How to Draw Animals in Action!
The magic of art and illustration is that you can depict something that doesn’t exist or happen in real life. You have the unique ability to bring something out of your imagination and make it real for others to see and experience. Today I’ll be showing you the process I use to figure out how to make an animal look like it’s doing an action that animals don’t normally do! This process is handy if you want to get into character development or children’s book illustration. Let’s go!
1. Choose your animal and action
This week’s Making Art Everyday prompts are “Animals in Action.” Each day of the week pairs an animal with an action that animals don’t usually do. But you can choose your own animal if you prefer! You can think about what might make sense, like a lion brushing it’s hair (lions have a lot of hair!). Or you can think about contrast. What wouldn’t make sense at ALL but would be funny to have an animal do? What about two narwhals trying to kiss? Ouch! If you want some random ideas, check out my random drawing idea generator at idontknowwhattodraw.com. The prompts aren’t all animals, but you’re sure to find some weird combinations!
For our example I’ll be combining the animal GORILLA with the action BALLET.
2. Study the Animal
Look up reference photos of the animal. Break the animal down into basic shapes that you can manipulate, the simpler the better. If you can simplify your subject into the most basic of shapes, it will be easier to create your own pose, vs. replicating a pose you see in a reference. And you probably won’t find many photos of gorillas doing ballet! I have a couple of tutorials about this process.
Sketching Birds // Drawing upon techniques learned in my Foundations of Style Procreate tutorial, learn all about how to simplify the bird form into simple shapes and develop the perfect sketch for creating some birdie art.

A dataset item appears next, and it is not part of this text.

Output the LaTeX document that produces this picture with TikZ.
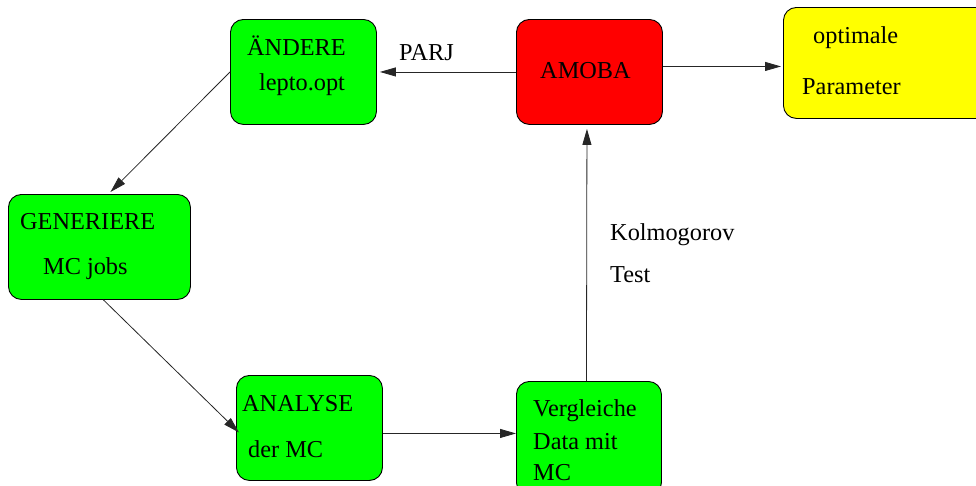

Make a quick sketch of your animal using these basic shapes. Identify any other defining features or characteristics you might use in your drawing. I did a Google image search for “gorilla” to find these photos. (Sources: Image 1, Image 2 ). You can have your image search results side-by-side with Procreate by using the iPad OS feature, “Split View.” You can also drag images onto your canvas (or import images you’ve saved from the web) like I did below.
3. Study the Action
Look up reference photos of the action being performed (probably by a human!) Observe the forms of the arms and legs and how they might be interacting with objects or the environment. Make a quick sketch of the position of the body and any props or objects the person might be holding. Also consider if adding clothing to your animal will help “sell” the action. I decided my gorilla should definitely be wearing a tutu! To find reference photos I did a search for “ballet dancer” (Sources: Image 1, Image 2 )
4. Merge & Sketch!
Identify ways to merge the two studies. Make a new sketch manipulating the basic shapes of your animal into the pose of the action. Reduce the opacity of the initial sketch and refine it. Add curves and details to give the animal more character and definition. In my second sketch I added muscular curves to the arms and legs and a more shapely tutu.
5. Color & Finish Artwork
Once your sketch is complete, start coloring the shapes on a new layer beneath your sketch layer. I started by filling in the body in flat color on one layer. Then I made a new layer to draw the brush strokes for fur and the other details.
As you work on your drawing, continue to look up reference photos! This will give you a guide about how to depict the details of your drawing. As I progressed on my gorilla, I looked up references such as “gorilla reaching,” “gorilla feet,” “gorilla chest,” “ballet tutu,” and more. An artist’s research is never done!